A funny but useful reality check for sword-and-spell fantasy authors

Sword-and-spell fantasy is a genre that attracts many prospective writers, which is good.  Unfortunately, many of those authors are unpolished.  Fortunately, there is an author’s test that will help fantasy authors diagnose some of the most common problems in their book.  I find the following list of plot elements particularly useful:

  • Prophecies, particularly when a character is prophesied to save the world and/or get the girl.
  • Mysterious lineage for any character.
  • Any character that is half-raced, but particularly half-dragons and half-elves. Also, if you have a character that belongs to more than two races (I’m a third human, elf and orc!), please make the character explode in the same sentence he describes his lineage. Your readers will love you for it.
  • A character that is secretly the family member of another.

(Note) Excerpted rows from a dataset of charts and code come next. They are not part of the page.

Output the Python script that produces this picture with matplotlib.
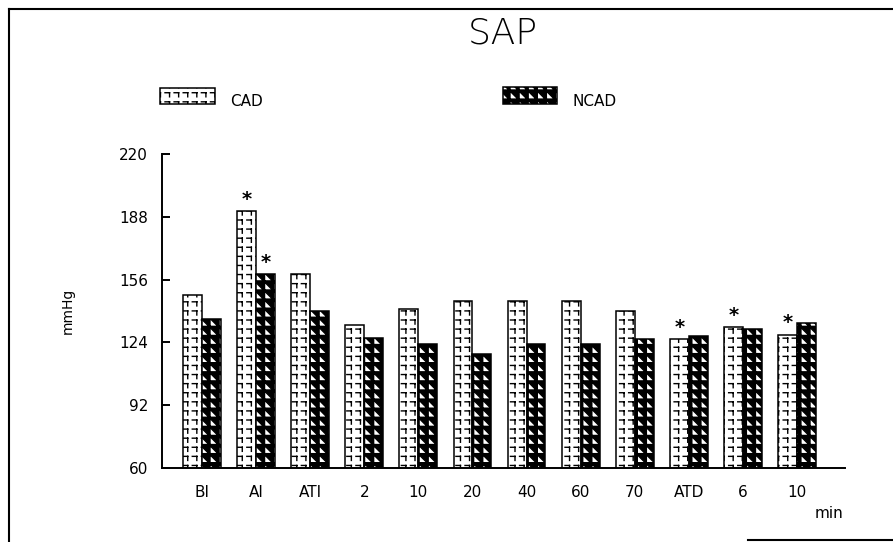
import warnings
import numpy as np
import matplotlib
matplotlib.use("Agg")
import matplotlib.pyplot as plt
import matplotlib.hatch as mhatch
from matplotlib.path import Path
from matplotlib.patches import Rectangle
from matplotlib.lines import Line2D

warnings.filterwarnings("ignore", category=matplotlib.MatplotlibDeprecationWarning)

# ---- data -------------------------------------------------------------
categories = ["BI", "AI", "ATI", "2", "10", "20", "40", "60", "70", "ATD", "6", "10"]
cad = [148, 191, 159, 133, 141, 145, 145, 145, 140, 125.5, 132, 128]
ncad = [136, 159, 140, 126, 123, 118, 123, 123, 125.5, 127.5, 131, 134]
cad_sig = [False, True, False, False, False, False, False, False, False, True, True, True]
ncad_sig = [False, True, False, False, False, False, False, False, False, False, False, False]
y_ticks = [60, 92, 124, 156, 188, 220]


# ---- plotter-style fill patterns -------------------------------------
class CornerMarkHatch(mhatch.HatchPatternBase):
    """Grid of small corner marks; selected by 'c' in the hatch string."""
    cells = 11

    def __init__(self, hatch, density):
        self.n = self.cells if "c" in hatch else 0
        self.num_vertices = self.n * self.n * 4

    def set_vertices_and_codes(self, vertices, codes):
        n = self.n
        s = 1.0 / n
        gx, gy = np.meshgrid(np.arange(n) * s, np.arange(n) * s)
        gx, gy = gx.ravel(), gy.ravel()
        x1, x2 = gx + 0.15 * s, gx + 0.65 * s
        ytop, ybot = gy + 0.8 * s, gy + 0.35 * s
        v = np.empty((n * n, 4, 2))
        v[:, 0, 0], v[:, 0, 1] = x1, ytop
        v[:, 1, 0], v[:, 1, 1] = x2, ytop
        v[:, 2, 0], v[:, 2, 1] = x2, ytop
        v[:, 3, 0], v[:, 3, 1] = x2, ybot
        vertices[:] = v.reshape(-1, 2)
        codes[0::2] = Path.MOVETO
        codes[1::2] = Path.LINETO


class SawtoothHatch(mhatch.HatchPatternBase):
    """Dark cells each with a light triangle; selected by 'k'."""
    cells = 11
    per_cell = 16

    def __init__(self, hatch, density):
        self.n = self.cells if "k" in hatch else 0
        self.num_vertices = self.n * self.n * self.per_cell

    def set_vertices_and_codes(self, vertices, codes):
        n = self.n
        s = 1.0 / n
        a, r, b, t = 0.10, 0.98, 0.10, 0.98
        verts, cds = [], []
        M, L, C = Path.MOVETO, Path.LINETO, Path.CLOSEPOLY
        for j in range(n):
            for i in range(n):
                x0, y0 = i * s, j * s
                X = lambda u: x0 + u * s
                Y = lambda u: y0 + u * s
                # left strip
                verts += [(X(0), Y(0)), (X(a), Y(0)), (X(a), Y(1)), (X(0), Y(1)), (X(0), Y(0))]
                cds += [M, L, L, L, C]
                # bottom strip
                verts += [(X(a), Y(0)), (X(1), Y(0)), (X(1), Y(b)), (X(a), Y(b)), (X(a), Y(0))]
                cds += [M, L, L, L, C]
                # upper-right region above the diagonal
                verts += [(X(a), Y(t)), (X(a), Y(1)), (X(1), Y(1)), (X(1), Y(b)), (X(r), Y(b)), (X(a), Y(t))]
                cds += [M, L, L, L, L, C]
        vertices[:] = np.array(verts)
        codes[:] = np.array(cds)


mhatch._hatch_types.append(CornerMarkHatch)
mhatch._hatch_types.append(SawtoothHatch)

plt.rcParams["font.family"] = ["DejaVu Sans"]
plt.rcParams["hatch.linewidth"] = 1.0

W, H = 893, 542
fig = plt.figure(figsize=(W / 100, H / 100), dpi=100)
ax = fig.add_axes([162 / W, 74 / H, 683 / W, 314 / H])

x = np.arange(len(categories))
w = 0.35
ax.bar(x - w / 2, cad, w, facecolor="white", edgecolor="black", hatch="c", linewidth=1.1)
ax.bar(x + w / 2, ncad, w, facecolor="white", edgecolor="black", hatch="k", linewidth=1.1)

for xs, vals, sig in ((x - w / 2, cad, cad_sig), (x + w / 2, ncad, ncad_sig)):
    for xi, v, s in zip(xs, vals, sig):
        if s:
            ax.annotate("*", (xi, v), xytext=(0, 1.5), textcoords="offset points",
                        ha="center", va="bottom", fontsize=14, fontweight="bold")

ax.set_xlim(-40 / 54.09, (845 - 202) / 54.09)
ax.set_ylim(60, 220)
ax.set_yticks(y_ticks)
ax.set_xticks(x, categories)
ax.tick_params(axis="y", direction="in", length=6, width=1.4, pad=10, labelsize=11)
ax.tick_params(axis="x", length=0, pad=12, labelsize=11)
for side in ("top", "right"):
    ax.spines[side].set_visible(False)
for side in ("left", "bottom"):
    ax.spines[side].set_linewidth(1.4)

# title, axis captions
fig.text(503 / W, 1 - 43 / H, "SAP", ha="center", va="baseline", fontsize=26, fontweight="light")
fig.text(68 / W, 1 - 311 / H, "mmHg", rotation=90, ha="center", va="center", fontsize=10)
fig.text(829 / W, 1 - 518 / H, "min", ha="center", va="baseline", fontsize=11)

# legend swatches
fig.add_artist(Rectangle((160 / W, 1 - 104 / H), 55 / W, 16 / H, transform=fig.transFigure,
                         facecolor="white", edgecolor="black", hatch="c", linewidth=1.1))
fig.text(230 / W, 1 - 106 / H, "CAD", ha="left", va="baseline", fontsize=11)
fig.add_artist(Rectangle((503 / W, 1 - 104 / H), 54 / W, 17 / H, transform=fig.transFigure,
                         facecolor="white", edgecolor="black", hatch="k", linewidth=1.1))
fig.text(573 / W, 1 - 106 / H, "NCAD", ha="left", va="baseline", fontsize=11)

# page frame
for xs_, ys_ in (([9, 9], [9, 542]), ([9, 893], [9, 9]), ([748, 893], [540, 540])):
    fig.add_artist(Line2D([v / W for v in xs_], [1 - v / H for v in ys_],
                          transform=fig.transFigure, color="black", linewidth=1.5))

fig.savefig("out.png", dpi=100)
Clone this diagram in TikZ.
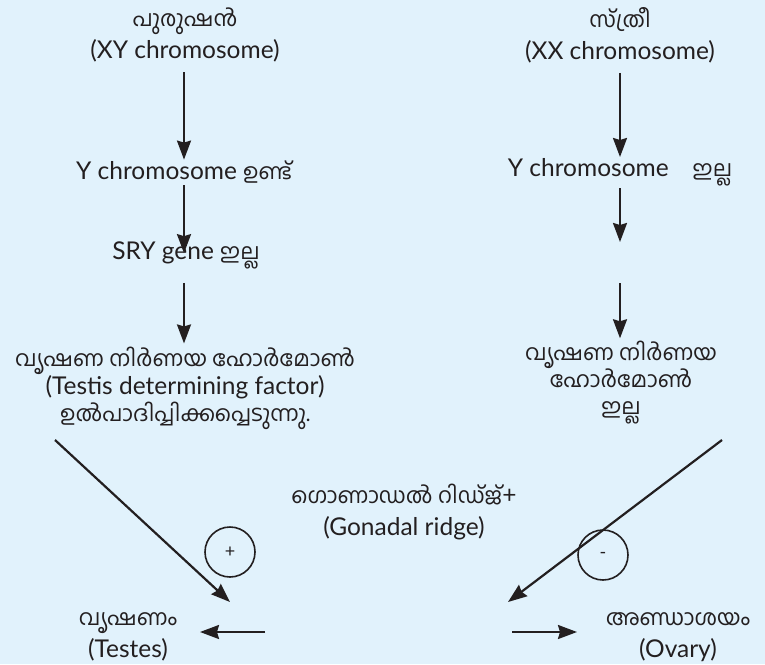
\documentclass[tikz,border=0pt]{standalone}
\usepackage{fontspec}
\setmainfont{Lato}
\newfontfamily\malfont[Script=Malayalam]{Hind Kochi}
\newcommand{\ml}[1]{{\fontsize{22}{27}\malfont #1}}
\usetikzlibrary{arrows.meta}
\definecolor{bg}{HTML}{E1F2FC}
\definecolor{ink}{HTML}{231F20}
\begin{document}
\begin{tikzpicture}[x=1pt,y=-1pt,
  txt/.style={text=ink, align=center, font=\fontsize{24.5}{29}\selectfont, inner sep=0pt},
  wide/.style={font=\fontsize{24.5}{32}\selectfont},
  tight/.style={font=\fontsize{24.5}{27}\selectfont},
  arr/.style={draw=ink, line width=2.2pt, -{Stealth[length=19pt,width=14pt,inset=2pt]}},
  sign/.style={circle, draw=ink, line width=1.6pt, minimum size=50pt, inner sep=0pt, text=ink, font=\fontsize{18}{18}\selectfont}]
\useasboundingbox (0,0) rectangle (765,664);
\fill[bg] (0,0) rectangle (765,664);
% left column
\node[txt, wide] (male) at (185,35) {\ml{പുരുഷൻ}\\(XY chromosome)};
\node[txt] (ychL) at (184,172) {Y chromosome \ml{ഉണ്ട്}};
\node[txt] (sry) at (186,255) {SRY gene \ml{ഇല്ല}};
\node[txt, tight] (tdf) at (185,388) {\ml{വൃഷണ നിർണയ ഹോർമോൺ}\\(Testis determining factor)\\\ml{ഉൽപാദിപ്പിക്കപ്പെടുന്നു.}};
% right column
\node[txt, wide] (female) at (620,35) {\ml{സ്ത്രീ}\\(XX chromosome)};
\node[txt] (ychR) at (620,172) {Y chromosome\hspace{24pt}\ml{ഇല്ല}};
\node[txt, tight] (notdf) at (621,383) {\ml{വൃഷണ നിർണയ}\\\ml{ഹോർമോൺ}\\\ml{ഇല്ല}};
% middle
\node[txt, wide] (ridge) at (404,512) {\ml{ഗൊണാഡൽ റിഡ്ജ്}+\\(Gonadal ridge)};
\node[sign] (plus) at (230,552) {+};
\node[sign] (minus) at (603,555) {-};
\node[txt, wide] (testes) at (128,637) {\ml{വൃഷണം}\\(Testes)};
\node[txt, wide] (ovary) at (678,637) {\ml{അണ്ഡാശയം}\\(Ovary)};
% connector ends
\coordinate (dLs) at (55,440);
\coordinate (dLe) at (230,602);
\coordinate (dRs) at (722,440);
\coordinate (dRe) at (508,602);
\coordinate (hLs) at (265,632);
\coordinate (hLe) at (200,632);
\coordinate (hRs) at (512,632);
\coordinate (hRe) at (577,632);
\coordinate (mL) at (184,300);
\coordinate (gapR) at (620,242);
\coordinate (gapR2) at (620,283);
% arrows
\draw[arr, shorten <=10pt, shorten >=1pt] (male.south -| ychL.north) -- (ychL.north);
\draw[arr, shorten <=2pt, shorten >=-12pt] (ychL.south) -- (mL |- sry.north);
\draw[arr, shorten <=14pt, shorten >=3pt] (mL |- sry.south) -- (mL |- tdf.north);
\draw[arr, shorten <=10pt, shorten >=1pt] (female.south) -- (ychR.north);
\draw[arr, shorten <=2pt] (ychR.south) -- (gapR);
\draw[arr, shorten >=3pt] (gapR2) -- (gapR2 |- notdf.north);
\draw[arr] (dLs) -- (dLe);
\draw[arr] (dRs) -- (dRe);
\draw[arr] (hLs) -- (hLe);
\draw[arr] (hRs) -- (hRe);
\end{tikzpicture}
\end{document}
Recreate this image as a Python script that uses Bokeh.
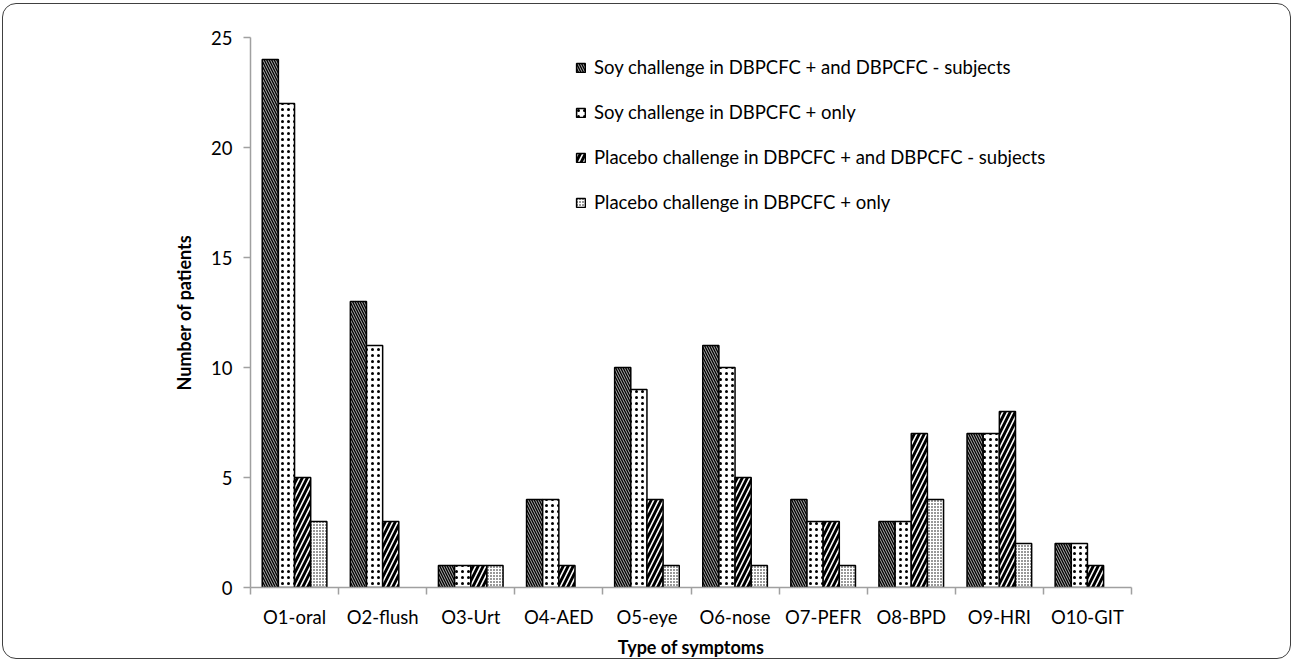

Paging Darth Vader…
  • Any female character that exists solely A) to be captured and rescued B) to embody feminist ideals or C) all of the above.
  • A cryptic sage who speaks in riddles or otherwise hides information from the main character for no reason except that the author wants to drag the story out.
  • A fighter of great strength, great fortitude, low intelligence, and a tendency to end sentences with exclamation points.
  • A mysterious artifact of immense power that will either save or destroy the world.
  • Characters transported from the real world to the fantasy realm. I think this trope is marginally acceptable for young readers, but it’s definitely unacceptable for readers above 13.
  • Names with dashes or apostrophes. The list didn’t include this, but I’m a bit annoyed by names that are longer than eight letters or more than one word.
  • Inn scenes, particularly inn scenes that feature drunken brawls. Christ almighty, if you have an inn scene, know that you are perilously close to the publisher’s wall of shame.
  • The character falling in love with but eventually winning the heart of the unattainable woman. (Because the only women worth having are of a higher social class?)
  • Does your story involve a number of different races, each of which has exactly one country, one ruler, and one religion?” Well-said!
  • The last two questions are “Is your book basically a rip-off of The Lord of the Rings? Read that last question again and answer truthfully.”